__Aim of the exercise__
Select and copy out every line in the records containing "this".
- - -
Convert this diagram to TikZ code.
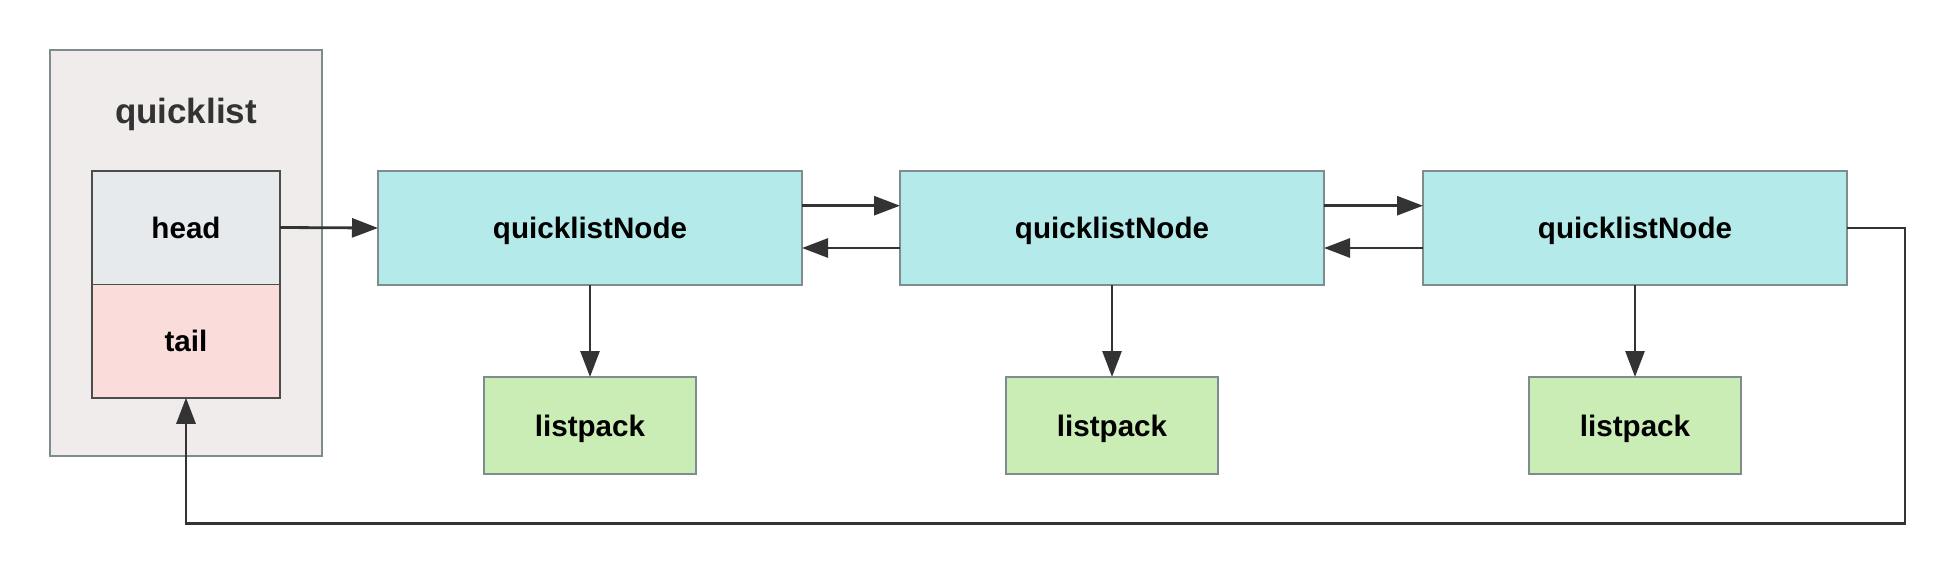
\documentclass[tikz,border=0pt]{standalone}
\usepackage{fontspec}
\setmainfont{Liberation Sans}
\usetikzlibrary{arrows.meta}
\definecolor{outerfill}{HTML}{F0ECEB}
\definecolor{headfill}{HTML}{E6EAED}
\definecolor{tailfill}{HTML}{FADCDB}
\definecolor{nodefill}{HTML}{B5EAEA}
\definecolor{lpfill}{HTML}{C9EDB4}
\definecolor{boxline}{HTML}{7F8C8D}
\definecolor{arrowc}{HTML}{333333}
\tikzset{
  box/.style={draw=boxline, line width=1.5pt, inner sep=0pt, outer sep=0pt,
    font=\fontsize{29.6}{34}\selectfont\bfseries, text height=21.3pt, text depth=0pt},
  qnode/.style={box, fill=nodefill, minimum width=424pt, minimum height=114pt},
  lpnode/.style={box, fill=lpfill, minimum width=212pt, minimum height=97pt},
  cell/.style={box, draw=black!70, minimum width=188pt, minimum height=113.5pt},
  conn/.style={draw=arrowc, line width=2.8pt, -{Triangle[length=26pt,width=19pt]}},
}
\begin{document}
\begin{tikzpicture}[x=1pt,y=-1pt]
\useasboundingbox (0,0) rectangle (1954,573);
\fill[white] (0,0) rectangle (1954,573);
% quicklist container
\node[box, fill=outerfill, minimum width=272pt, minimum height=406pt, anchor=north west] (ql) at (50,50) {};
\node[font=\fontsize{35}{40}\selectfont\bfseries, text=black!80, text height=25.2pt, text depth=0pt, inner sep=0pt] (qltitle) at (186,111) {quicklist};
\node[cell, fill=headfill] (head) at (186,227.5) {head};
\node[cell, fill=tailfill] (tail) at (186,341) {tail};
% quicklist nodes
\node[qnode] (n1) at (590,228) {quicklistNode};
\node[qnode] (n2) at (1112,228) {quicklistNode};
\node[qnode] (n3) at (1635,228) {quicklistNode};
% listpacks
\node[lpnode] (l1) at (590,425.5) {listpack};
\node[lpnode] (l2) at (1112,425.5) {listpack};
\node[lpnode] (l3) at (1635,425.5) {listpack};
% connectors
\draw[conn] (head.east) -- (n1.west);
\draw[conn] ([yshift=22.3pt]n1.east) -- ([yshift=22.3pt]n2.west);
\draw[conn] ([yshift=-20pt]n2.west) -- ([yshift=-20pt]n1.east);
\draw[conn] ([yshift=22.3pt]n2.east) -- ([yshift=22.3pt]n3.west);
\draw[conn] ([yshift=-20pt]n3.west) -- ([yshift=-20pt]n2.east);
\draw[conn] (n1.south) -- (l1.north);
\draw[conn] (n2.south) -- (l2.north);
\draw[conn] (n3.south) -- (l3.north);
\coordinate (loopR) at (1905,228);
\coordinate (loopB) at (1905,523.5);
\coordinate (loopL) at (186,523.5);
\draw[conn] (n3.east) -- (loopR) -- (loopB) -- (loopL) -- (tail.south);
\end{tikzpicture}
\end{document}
- - -
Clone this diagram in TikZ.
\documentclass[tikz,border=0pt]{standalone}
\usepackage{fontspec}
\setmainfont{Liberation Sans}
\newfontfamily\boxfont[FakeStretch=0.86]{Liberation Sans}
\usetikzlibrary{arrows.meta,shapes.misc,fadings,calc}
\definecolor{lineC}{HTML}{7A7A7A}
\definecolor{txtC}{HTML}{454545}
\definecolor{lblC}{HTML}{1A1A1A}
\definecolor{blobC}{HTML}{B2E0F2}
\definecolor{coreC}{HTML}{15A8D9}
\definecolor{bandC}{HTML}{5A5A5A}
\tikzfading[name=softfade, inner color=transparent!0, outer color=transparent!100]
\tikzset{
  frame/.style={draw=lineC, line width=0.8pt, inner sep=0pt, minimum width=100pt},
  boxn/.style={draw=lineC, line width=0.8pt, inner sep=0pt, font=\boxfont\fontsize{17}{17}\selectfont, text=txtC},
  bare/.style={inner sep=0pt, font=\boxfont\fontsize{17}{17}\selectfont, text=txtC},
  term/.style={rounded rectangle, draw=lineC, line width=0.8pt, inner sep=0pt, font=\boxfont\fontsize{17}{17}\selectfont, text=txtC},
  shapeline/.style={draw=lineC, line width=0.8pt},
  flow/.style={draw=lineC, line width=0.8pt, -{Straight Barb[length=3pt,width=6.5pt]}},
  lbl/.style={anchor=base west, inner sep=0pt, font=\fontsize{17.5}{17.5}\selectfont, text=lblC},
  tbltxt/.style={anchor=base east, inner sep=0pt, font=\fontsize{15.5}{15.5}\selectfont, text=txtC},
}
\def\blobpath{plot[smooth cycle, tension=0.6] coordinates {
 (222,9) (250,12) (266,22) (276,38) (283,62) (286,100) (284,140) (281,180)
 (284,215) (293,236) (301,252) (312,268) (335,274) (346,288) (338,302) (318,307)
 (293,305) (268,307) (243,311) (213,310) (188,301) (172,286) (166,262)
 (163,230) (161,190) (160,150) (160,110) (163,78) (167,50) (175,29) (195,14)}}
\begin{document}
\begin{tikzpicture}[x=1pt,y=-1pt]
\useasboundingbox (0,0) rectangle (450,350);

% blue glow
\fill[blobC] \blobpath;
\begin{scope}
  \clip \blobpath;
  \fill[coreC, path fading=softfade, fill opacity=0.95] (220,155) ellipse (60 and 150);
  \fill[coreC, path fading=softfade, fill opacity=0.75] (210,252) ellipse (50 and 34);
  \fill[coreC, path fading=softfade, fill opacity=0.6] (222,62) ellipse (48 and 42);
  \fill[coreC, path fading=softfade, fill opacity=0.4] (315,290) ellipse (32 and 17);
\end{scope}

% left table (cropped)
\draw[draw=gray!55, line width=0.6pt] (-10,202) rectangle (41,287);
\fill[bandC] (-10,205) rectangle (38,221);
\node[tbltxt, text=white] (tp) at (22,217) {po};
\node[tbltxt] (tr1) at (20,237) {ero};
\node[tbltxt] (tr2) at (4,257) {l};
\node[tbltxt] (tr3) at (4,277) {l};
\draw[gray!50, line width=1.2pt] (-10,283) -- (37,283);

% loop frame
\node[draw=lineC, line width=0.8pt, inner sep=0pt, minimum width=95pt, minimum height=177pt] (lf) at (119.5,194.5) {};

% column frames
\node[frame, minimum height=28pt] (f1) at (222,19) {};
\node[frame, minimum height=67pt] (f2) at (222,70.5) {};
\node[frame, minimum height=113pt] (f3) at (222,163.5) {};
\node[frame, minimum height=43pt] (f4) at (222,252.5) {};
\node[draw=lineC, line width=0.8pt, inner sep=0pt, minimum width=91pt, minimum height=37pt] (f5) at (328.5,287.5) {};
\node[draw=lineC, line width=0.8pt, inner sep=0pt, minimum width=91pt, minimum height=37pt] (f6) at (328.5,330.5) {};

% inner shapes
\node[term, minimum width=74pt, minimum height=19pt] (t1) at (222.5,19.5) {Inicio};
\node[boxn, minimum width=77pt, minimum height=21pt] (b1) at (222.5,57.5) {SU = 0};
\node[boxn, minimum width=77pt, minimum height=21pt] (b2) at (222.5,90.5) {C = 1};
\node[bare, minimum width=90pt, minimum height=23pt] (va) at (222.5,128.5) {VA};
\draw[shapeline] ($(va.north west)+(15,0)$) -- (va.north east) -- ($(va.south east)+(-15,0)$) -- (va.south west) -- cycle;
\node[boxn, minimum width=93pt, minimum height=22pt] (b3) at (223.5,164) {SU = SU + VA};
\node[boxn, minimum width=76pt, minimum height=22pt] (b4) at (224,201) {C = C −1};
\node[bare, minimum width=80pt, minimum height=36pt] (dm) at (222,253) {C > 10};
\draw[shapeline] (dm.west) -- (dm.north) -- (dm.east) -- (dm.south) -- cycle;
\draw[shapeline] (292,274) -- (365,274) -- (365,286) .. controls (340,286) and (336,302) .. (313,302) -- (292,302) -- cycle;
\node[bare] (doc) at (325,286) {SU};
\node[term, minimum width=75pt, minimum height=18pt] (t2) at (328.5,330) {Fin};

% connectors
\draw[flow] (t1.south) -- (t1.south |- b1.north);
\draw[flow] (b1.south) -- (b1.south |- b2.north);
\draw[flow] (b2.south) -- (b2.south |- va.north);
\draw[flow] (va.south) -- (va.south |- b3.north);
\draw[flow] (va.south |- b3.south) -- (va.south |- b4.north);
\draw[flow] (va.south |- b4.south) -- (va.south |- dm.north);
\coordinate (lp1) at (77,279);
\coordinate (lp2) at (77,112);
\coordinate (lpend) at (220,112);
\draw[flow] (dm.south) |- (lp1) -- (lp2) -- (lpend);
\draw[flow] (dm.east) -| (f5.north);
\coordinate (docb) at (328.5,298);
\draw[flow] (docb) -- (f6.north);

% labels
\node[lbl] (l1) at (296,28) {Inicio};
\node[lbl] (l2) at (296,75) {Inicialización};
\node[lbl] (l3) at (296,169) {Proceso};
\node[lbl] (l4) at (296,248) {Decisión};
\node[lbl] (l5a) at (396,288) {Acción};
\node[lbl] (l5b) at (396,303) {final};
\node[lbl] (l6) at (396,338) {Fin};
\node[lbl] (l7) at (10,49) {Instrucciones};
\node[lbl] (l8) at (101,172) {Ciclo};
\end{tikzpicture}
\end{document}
- - -
__Exercise solution__
Convert this diagram to TikZ code.
Clone this diagram in TikZ.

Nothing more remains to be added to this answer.